JOB: Go through the entries and transcribe each one exactly, dropping the pictures.

GIVEN ENTRIES:
****************************************

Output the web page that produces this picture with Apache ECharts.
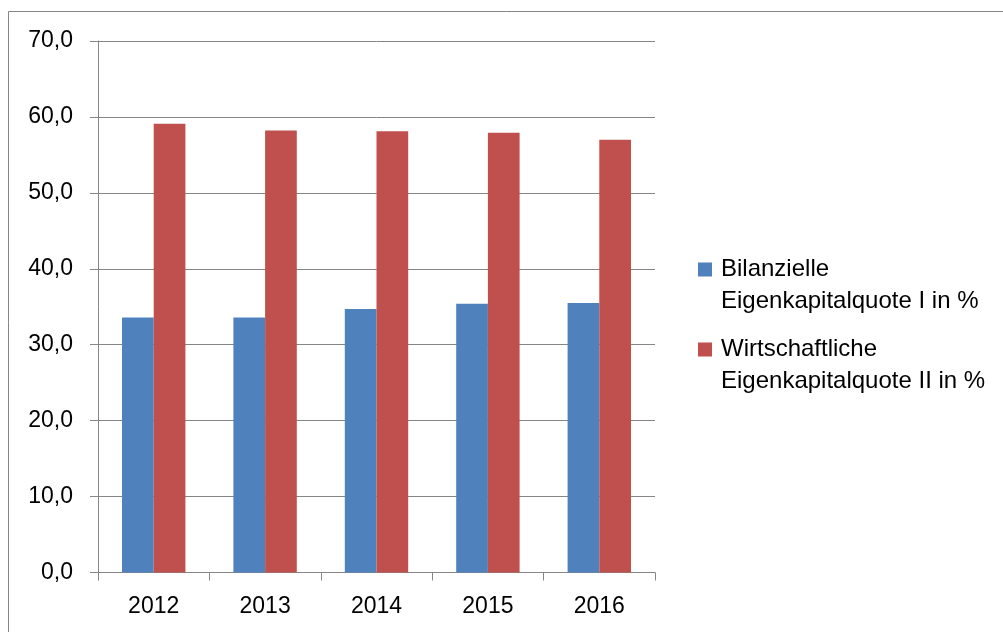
<!DOCTYPE html>
<html>
<head>
<meta charset="utf-8">
<script src="https://cdn.jsdelivr.net/npm/echarts@6/dist/echarts.min.js"></script>
<style>
html,body{margin:0;padding:0;background:#fff;}
#chart{width:1003px;height:632px;}
</style>
</head>
<body>
<div id="chart"></div>
<script>
var years = ['2012', '2013', '2014', '2015', '2016'];
var seriesNames = ['Bilanzielle\nEigenkapitalquote I in %', 'Wirtschaftliche\nEigenkapitalquote II in %'];
var bilanzielle = [33.6, 33.6, 34.7, 35.4, 35.5];
var wirtschaftliche = [59.1, 58.2, 58.1, 57.9, 57.0];

var FONT = 'Liberation Sans';
var GREY = '#868686';
var chart = echarts.init(document.getElementById('chart'), null, {renderer: 'canvas'});

function legendCfg(name, top) {
  return {
    data: [name],
    left: 698,
    top: top,
    padding: 0,
    orient: 'vertical',
    icon: 'path://M0,0h14v14h-14zM18,0h0.01v0.01h-0.01z',
    itemWidth: 18,
    itemHeight: 14,
    selectedMode: false,
    formatter: function (n) { return ' \n' + n; },
    textStyle: {
      fontFamily: FONT,
      fontSize: 24,
      color: '#000',
      lineHeight: 32
    }
  };
}

chart.setOption({
  animation: false,
  backgroundColor: '#fff',
  textStyle: {fontFamily: FONT},
  graphic: [{
    type: 'rect',
    shape: {x: 8.5, y: 11.5, width: 1100, height: 700},
    style: {fill: 'none', stroke: GREY, lineWidth: 1},
    silent: true,
    z: -10
  }],
  legend: [
    legendCfg(seriesNames[0], 221.5),
    legendCfg(seriesNames[1], 301.5)
  ],
  grid: {left: 98, top: 41, width: 557, height: 531.5},
  xAxis: {
    type: 'category',
    data: years,
    boundaryGap: true,
    axisLine: {lineStyle: {color: GREY, width: 1}},
    axisTick: {show: true, length: 8, lineStyle: {color: GREY}},
    axisLabel: {fontFamily: FONT, fontSize: 23, color: '#000', margin: 23}
  },
  yAxis: {
    type: 'value',
    min: 0,
    max: 70,
    interval: 10,
    axisLine: {show: true, lineStyle: {color: GREY, width: 1}},
    axisTick: {show: true, length: 8, lineStyle: {color: GREY}},
    splitLine: {show: true, lineStyle: {color: GREY, width: 1}},
    axisLabel: {
      fontFamily: FONT, fontSize: 23, color: '#000', margin: 25,
      formatter: function (v) { return v.toFixed(1).replace('.', ','); }
    }
  },
  series: [
    {
      name: seriesNames[0],
      type: 'bar',
      data: bilanzielle,
      barWidth: 31.7,
      barGap: '0%',
      itemStyle: {color: '#4F81BD'}
    },
    {
      name: seriesNames[1],
      type: 'bar',
      data: wirtschaftliche,
      barWidth: 31.7,
      barGap: '0%',
      itemStyle: {color: '#C0504D'}
    }
  ]
});
</script>
</body>
</html>
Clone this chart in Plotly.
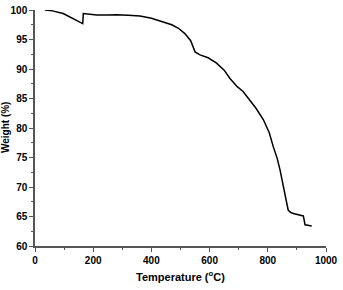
import plotly.graph_objects as go

temperature = [34, 60, 97, 130, 164, 166, 190, 212, 250, 281, 320, 361, 400, 441, 470, 493, 515, 535, 550, 567, 595, 624, 650, 670, 695, 715, 739, 760, 785, 805, 819, 832, 842, 851, 859, 865, 870, 878, 888, 905, 922, 923, 928, 951]
weight = [100.0, 99.85, 99.4, 98.6, 97.7, 99.4, 99.25, 99.15, 99.15, 99.2, 99.1, 99.0, 98.6, 98.0, 97.5, 96.9, 96.0, 94.8, 92.9, 92.4, 91.9, 91.0, 89.8, 88.4, 87.0, 86.2, 84.7, 83.3, 81.4, 79.2, 76.8, 74.9, 72.9, 70.6, 68.4, 67.0, 66.1, 65.7, 65.5, 65.3, 65.1, 64.9, 63.6, 63.4]

x_ticks = [0, 200, 400, 600, 800, 1000]
y_ticks = [60, 65, 70, 75, 80, 85, 90, 95, 100]

fig = go.Figure(go.Scatter(x=temperature, y=weight, mode="lines",
                           line=dict(color="black", width=1.5), showlegend=False))

tfont = dict(family="Liberation Sans, Arial", size=10, color="black", weight="bold")
axis_common = dict(showline=True, linecolor="#555", linewidth=1.5, showgrid=False,
                   zeroline=False, ticks="outside", ticklen=4, tickwidth=1.2, tickcolor="#555",
                   tickfont=tfont, mirror=False, automargin=False)
fig.update_xaxes(range=[0, 1000], tickvals=x_ticks,
                 minor=dict(dtick=100, ticks="outside", ticklen=2, tickwidth=1, tickcolor="#555"),
                 **axis_common)
fig.update_yaxes(range=[60, 100], tickvals=y_ticks,
                 minor=dict(dtick=2.5, ticks="outside", ticklen=2, tickwidth=1, tickcolor="#555"),
                 **axis_common)
title_font = dict(family="Liberation Sans, Arial", size=11, color="black", weight="bold")
fig.add_annotation(text="Temperature (<sup>o</sup>C)", xref="paper", yref="paper",
                   x=0.5, y=-0.125, xanchor="center", yanchor="middle",
                   showarrow=False, font=title_font)
fig.add_annotation(text="Weight (%)", xref="paper", yref="paper",
                   x=-0.103, y=0.5, xanchor="center", yanchor="middle", textangle=-90,
                   showarrow=False, font=dict(family="Liberation Sans, Arial", size=10, color="black", weight="bold"))
fig.update_layout(width=343, height=290, margin=dict(l=35, r=17, t=10, b=44),
                  plot_bgcolor="white", paper_bgcolor="white",
                  font=dict(family="Liberation Sans, Arial", size=10, color="black"))
fig.write_html("out.html")
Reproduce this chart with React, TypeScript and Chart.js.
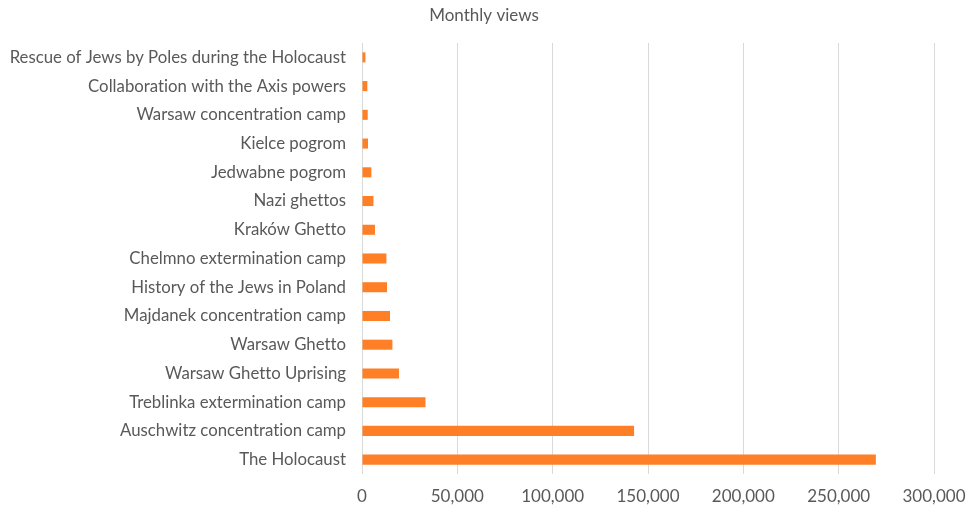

****************************************

SOLUTION FOR THIS PROBLEM:
Output the web page that produces this picture with Apache ECharts.
<!DOCTYPE html>
<html>
<head>
<meta charset="utf-8">
<script src="https://cdn.jsdelivr.net/npm/echarts@6/dist/echarts.min.js"></script>
<style>
html,body{margin:0;padding:0;background:#fff;}
#chart{width:1003px;height:632px;}
</style>
</head>
<body>
<div id="chart"></div>
<script>
var years = ['2012', '2013', '2014', '2015', '2016'];
var seriesNames = ['Bilanzielle\nEigenkapitalquote I in %', 'Wirtschaftliche\nEigenkapitalquote II in %'];
var bilanzielle = [33.6, 33.6, 34.7, 35.4, 35.5];
var wirtschaftliche = [59.1, 58.2, 58.1, 57.9, 57.0];

var FONT = 'Liberation Sans';
var GREY = '#868686';
var chart = echarts.init(document.getElementById('chart'), null, {renderer: 'canvas'});

function legendCfg(name, top) {
  return {
    data: [name],
    left: 698,
    top: top,
    padding: 0,
    orient: 'vertical',
    icon: 'path://M0,0h14v14h-14zM18,0h0.01v0.01h-0.01z',
    itemWidth: 18,
    itemHeight: 14,
    selectedMode: false,
    formatter: function (n) { return ' \n' + n; },
    textStyle: {
      fontFamily: FONT,
      fontSize: 24,
      color: '#000',
      lineHeight: 32
    }
  };
}

chart.setOption({
  animation: false,
  backgroundColor: '#fff',
  textStyle: {fontFamily: FONT},
  graphic: [{
    type: 'rect',
    shape: {x: 8.5, y: 11.5, width: 1100, height: 700},
    style: {fill: 'none', stroke: GREY, lineWidth: 1},
    silent: true,
    z: -10
  }],
  legend: [
    legendCfg(seriesNames[0], 221.5),
    legendCfg(seriesNames[1], 301.5)
  ],
  grid: {left: 98, top: 41, width: 557, height: 531.5},
  xAxis: {
    type: 'category',
    data: years,
    boundaryGap: true,
    axisLine: {lineStyle: {color: GREY, width: 1}},
    axisTick: {show: true, length: 8, lineStyle: {color: GREY}},
    axisLabel: {fontFamily: FONT, fontSize: 23, color: '#000', margin: 23}
  },
  yAxis: {
    type: 'value',
    min: 0,
    max: 70,
    interval: 10,
    axisLine: {show: true, lineStyle: {color: GREY, width: 1}},
    axisTick: {show: true, length: 8, lineStyle: {color: GREY}},
    splitLine: {show: true, lineStyle: {color: GREY, width: 1}},
    axisLabel: {
      fontFamily: FONT, fontSize: 23, color: '#000', margin: 25,
      formatter: function (v) { return v.toFixed(1).replace('.', ','); }
    }
  },
  series: [
    {
      name: seriesNames[0],
      type: 'bar',
      data: bilanzielle,
      barWidth: 31.7,
      barGap: '0%',
      itemStyle: {color: '#4F81BD'}
    },
    {
      name: seriesNames[1],
      type: 'bar',
      data: wirtschaftliche,
      barWidth: 31.7,
      barGap: '0%',
      itemStyle: {color: '#C0504D'}
    }
  ]
});
</script>
</body>
</html>
Clone this chart in Plotly.
import plotly.graph_objects as go

temperature = [34, 60, 97, 130, 164, 166, 190, 212, 250, 281, 320, 361, 400, 441, 470, 493, 515, 535, 550, 567, 595, 624, 650, 670, 695, 715, 739, 760, 785, 805, 819, 832, 842, 851, 859, 865, 870, 878, 888, 905, 922, 923, 928, 951]
weight = [100.0, 99.85, 99.4, 98.6, 97.7, 99.4, 99.25, 99.15, 99.15, 99.2, 99.1, 99.0, 98.6, 98.0, 97.5, 96.9, 96.0, 94.8, 92.9, 92.4, 91.9, 91.0, 89.8, 88.4, 87.0, 86.2, 84.7, 83.3, 81.4, 79.2, 76.8, 74.9, 72.9, 70.6, 68.4, 67.0, 66.1, 65.7, 65.5, 65.3, 65.1, 64.9, 63.6, 63.4]

x_ticks = [0, 200, 400, 600, 800, 1000]
y_ticks = [60, 65, 70, 75, 80, 85, 90, 95, 100]

fig = go.Figure(go.Scatter(x=temperature, y=weight, mode="lines",
                           line=dict(color="black", width=1.5), showlegend=False))

tfont = dict(family="Liberation Sans, Arial", size=10, color="black", weight="bold")
axis_common = dict(showline=True, linecolor="#555", linewidth=1.5, showgrid=False,
                   zeroline=False, ticks="outside", ticklen=4, tickwidth=1.2, tickcolor="#555",
                   tickfont=tfont, mirror=False, automargin=False)
fig.update_xaxes(range=[0, 1000], tickvals=x_ticks,
                 minor=dict(dtick=100, ticks="outside", ticklen=2, tickwidth=1, tickcolor="#555"),
                 **axis_common)
fig.update_yaxes(range=[60, 100], tickvals=y_ticks,
                 minor=dict(dtick=2.5, ticks="outside", ticklen=2, tickwidth=1, tickcolor="#555"),
                 **axis_common)
title_font = dict(family="Liberation Sans, Arial", size=11, color="black", weight="bold")
fig.add_annotation(text="Temperature (<sup>o</sup>C)", xref="paper", yref="paper",
                   x=0.5, y=-0.125, xanchor="center", yanchor="middle",
                   showarrow=False, font=title_font)
fig.add_annotation(text="Weight (%)", xref="paper", yref="paper",
                   x=-0.103, y=0.5, xanchor="center", yanchor="middle", textangle=-90,
                   showarrow=False, font=dict(family="Liberation Sans, Arial", size=10, color="black", weight="bold"))
fig.update_layout(width=343, height=290, margin=dict(l=35, r=17, t=10, b=44),
                  plot_bgcolor="white", paper_bgcolor="white",
                  font=dict(family="Liberation Sans, Arial", size=10, color="black"))
fig.write_html("out.html")
Reproduce this chart with React, TypeScript and Chart.js.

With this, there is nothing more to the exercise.